Schutz vor Armut oder Kapitulation?

Bedingsloses Grundeinkommen: Neufahrner SPD diskutiert über Pro und Contra

Reimund Acker (li.) stellte seine Überlegungen ausführlich vor, konnte Isabell Zacharias und Andreas Mehltretter (v. re.) aber nicht vollständig überzeugen.	Foto: VA

Reimund Acker (li.) stellte seine Überlegungen ausführlich vor, konnte Isabell Zacharias und Andreas Mehltretter (v. re.) aber nicht vollständig überzeugen. Foto: VA

Neufahrn · Über dreißig Interessierte kamen nach Neufahrn in den Gasthof Maisberger, wo SPD-Bundestagskandidat Andreas Mehltretter und die Landtagsabgeordnete Isabell Zacharias mit Reimund Acker vom Netzwerk Grundeinkommen das Für und Wider eines bedingungslosem Grundeinkommens diskutierten.

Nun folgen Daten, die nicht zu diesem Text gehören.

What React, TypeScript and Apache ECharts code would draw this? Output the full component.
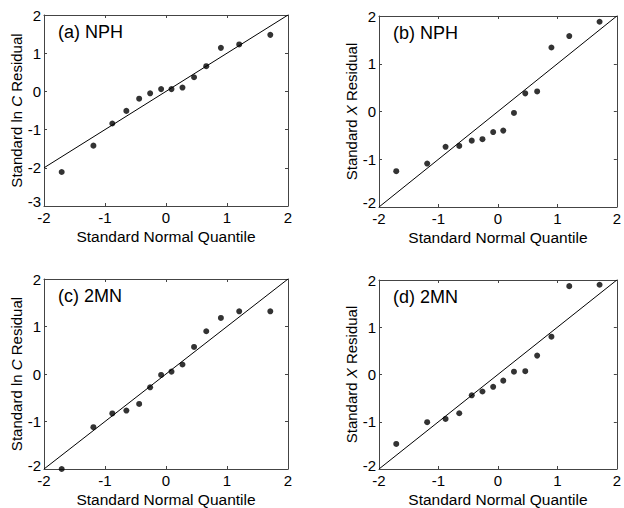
import React, { useEffect, useRef } from "react";
import * as echarts from "echarts";

const quantiles = [-1.71, -1.19, -0.88, -0.65, -0.44, -0.26, -0.08, 0.09, 0.27, 0.46, 0.66, 0.9, 1.2, 1.71];
const residA = [-2.11, -1.42, -0.84, -0.51, -0.19, -0.05, 0.06, 0.06, 0.1, 0.37, 0.66, 1.14, 1.23, 1.48];
const residB = [-1.25, -1.09, -0.74, -0.72, -0.61, -0.58, -0.43, -0.4, -0.03, 0.38, 0.42, 1.34, 1.58, 1.88];
const residC = [-2.0, -1.12, -0.83, -0.77, -0.63, -0.28, -0.02, 0.05, 0.2, 0.57, 0.9, 1.18, 1.32, 1.32];
const residD = [-1.47, -1.01, -0.94, -0.82, -0.44, -0.36, -0.26, -0.13, 0.06, 0.07, 0.4, 0.8, 1.87, 1.9];
const refLine = [[-2, -2], [2, 2]];
const panelTitles = ["(a) NPH", "(b) NPH", "(c) 2MN", "(d) 2MN"];
const yTitles = ["Standard ln {i|C} Residual", "Standard {i|X} Residual", "Standard ln {i|C} Residual", "Standard {i|X} Residual"];
const xTitle = "Standard Normal Quantile";
const yMins = [-3, -2, -2, -2];

const grids = [
  { left: 44, top: 15, width: 244, height: 191 },
  { left: 379, top: 16, width: 243, height: 191 },
  { left: 44, top: 279, width: 244, height: 191 },
  { left: 379, top: 280, width: 243, height: 190 },
];

const FONT = "Liberation Sans, Arial, sans-serif";

export default function App() {
  const ref = useRef<HTMLDivElement>(null);
  useEffect(() => {
    if (!ref.current) return;
    const chart = echarts.init(ref.current, null, { renderer: "svg" });
    const residuals = [residA, residB, residC, residD];
    const xAxes: any[] = [];
    const yAxes: any[] = [];
    const series: any[] = [];
    const graphics: any[] = [];
    const axisLine = { show: true, onZero: false, lineStyle: { color: "#444", width: 1 } };
    const tick = { show: true, inside: true, length: 3, lineStyle: { color: "#444" } };
    grids.forEach((g, i) => {
      xAxes.push({
        gridIndex: i, type: "value", min: -2, max: 2, interval: 1, position: "bottom",
        axisLine, axisTick: tick, splitLine: { show: false },
        axisLabel: { color: "#000", fontSize: 15, fontFamily: FONT, margin: 4 },
        name: xTitle, nameLocation: "middle", nameGap: 22,
        nameTextStyle: { color: "#000", fontSize: 15.5, fontFamily: FONT },
      });
      xAxes.push({
        gridIndex: i, type: "value", min: -2, max: 2, interval: 1, position: "top",
        axisLine, axisTick: tick, splitLine: { show: false }, axisLabel: { show: false },
      });
      yAxes.push({
        gridIndex: i, type: "value", min: yMins[i], max: 2, interval: 1, position: "left",
        axisLine, axisTick: tick, splitLine: { show: false },
        axisLabel: { color: "#000", fontSize: 15, fontFamily: FONT, margin: 3, showMinLabel: false },
        name: yTitles[i], nameLocation: "middle", nameGap: 20,
        nameTextStyle: { color: "#000", fontSize: 15, fontFamily: FONT, rich: { i: { fontStyle: "italic", fontSize: 15, fontFamily: FONT, color: "#000" } } },
      });
      yAxes.push({
        gridIndex: i, type: "value", min: yMins[i], max: 2, interval: 1, position: "right",
        axisLine, axisTick: tick, splitLine: { show: false }, axisLabel: { show: false },
      });
      series.push({
        type: "line", xAxisIndex: 2 * i, yAxisIndex: 2 * i, data: refLine,
        showSymbol: false, symbol: "none", lineStyle: { color: "#000", width: 1 }, silent: true,
      });
      series.push({
        type: "scatter", xAxisIndex: 2 * i, yAxisIndex: 2 * i,
        data: quantiles.map((q, k) => [q, residuals[i][k]]),
        symbol: "circle", symbolSize: 6, itemStyle: { color: "#000" },
      });
      graphics.push({
        type: "text", left: g.left + 14, top: g.top + 8,
        style: { text: panelTitles[i], fontSize: 18, fontFamily: FONT, fill: "#000" },
      });
      graphics.push({
        type: "text", x: g.left - 3, y: g.top + g.height - 5,
        style: { text: String(yMins[i]), fontSize: 15, fontFamily: FONT, fill: "#000", align: "right", verticalAlign: "middle" },
      });
    });
    chart.setOption({
      animation: false,
      backgroundColor: "#fff",
      grid: grids.map((g) => ({ ...g, containLabel: false })),
      xAxis: xAxes,
      yAxis: yAxes,
      series,
      graphic: graphics,
    });
    return () => chart.dispose();
  }, []);
  return <div ref={ref} style={{ position: "fixed", left: 0, top: 0, width: 624, height: 508 }} />;
}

Ziel des Netzwerks ist, das bedingungslose Grundeinkommen (BGE) auf die Agenda aller politischen Parteien in Deutschland zu setzen.

Acker sieht das BGE vor allem als emanzipatorisches Projekt, das die Freiheit jedes Einzelnen stärke. Das derzeitige Verknüpfen von Sozialleistungen mit Bedingungen wie etwa einer bestimmten Bedürftigkeit führe zu unnötig großer Bürokratie, Sanktionen, Neiddebatten und Schamgefühlen. So nutze jeder zweite Bürger in Deutschland Leistungen nicht, obwohl ein Anspruch darauf bestehe. Auch die halbe Million Verfahren vor Sozialgerichten jedes Jahr würden mit einem BGE überflüssig. Dadurch, dass Menschen mit einem Grundeinkommen Arbeiten nachgehen, die ihnen Freude bereiten, stärke es den Respekt vor Arbeit, die Motivation der Arbeitnehmer, reduziere den Stress und verbessere so die Gesundheit der Bevölkerung. Laut Studien würden die meisten Menschen auch mit einem BGE weiterarbeiten, führte Acker aus.

Andreas Mehltretter und Isabell Zacharias waren davon nicht überzeugt und fragten nach, wie Konzepte zu einem Grundeinkommen höhere Bedürfnisse einzelner, zum Beispiel Behinderter oder chronisch Kranker, berücksichtigen. Auch die Frage nach der Finanzierbarkeit wurde gestellt. Beides sei kein Problem, so Reimund Acker, weil jedes Grundeinkommens-Konzept erhöhte Bedürfnisse berücksichtige.

In Deutschland geht es um 800 bis 1.000 Euro pro Person und Monat

Solange das BGE nicht aus Schulden finanziert werde, sondern aus dem bereits vorhandenen Steueraufkommen, werde es auch finanzierbar bleiben, weil »alles, was erwirtschaftet wird, auch finanzierbar ist«. Für Deutschland müsste laut Reimund Acker das Grundeinkommen bei etwa 800 bis 1.000 Euro monatlich pro Person liegen.

In der weiteren Diskussion wurde auch das Thema der Digitalisierung aufgeworfen. Wenn sie so viele Arbeitsplätze vernichte wie derzeit prognostiziert, könnte ein BGE sogar zur Notwendigkeit der Armutsverhinderung werden, überlegte Mehltretter. Allerdings führe die Digitalisierung auch zu einer Fragmentierung der Arbeitswelt in besonders gut bezahlte Jobs für Hochqualifizierte und besonders schlecht bezahlte Jobs für gering und unqualifizierte Arbeitnehmer, weil von der zunehmenden Automatisierung vor allem Berufe der Mittelschicht betroffen seien. »Für dieses Problem ist das bedingungslose Grundeinkommen keine Lösung«, befand Mehltretter.

Zum Schluss holte Isabell Zacharias ein Meinungsbild im Publikum ein. Tatsächlich konnten sich die meisten Zuhörer die Einführung eines BEG grundsätzlich vorstellen, bekannten aber auch, nicht restlos überzeugt zu sein. Nur zwei Zuhörer waren grundsätzlich dagegen.

Damit ging es den beiden SPD-Vertretern am Ende ähnlich wie den meisten im Saal: Eine spannende Diskussion zu einem wichtigen Thema, die gesellschaftlich geführt werden muss, aber keine vollständige Überzeugung. Am Ende blieb die Erkenntnis: Bis das bedingungslose Grundeinkommen tatsächlich kommen kann, ist es noch ein weiter Weg – wenn überhaupt.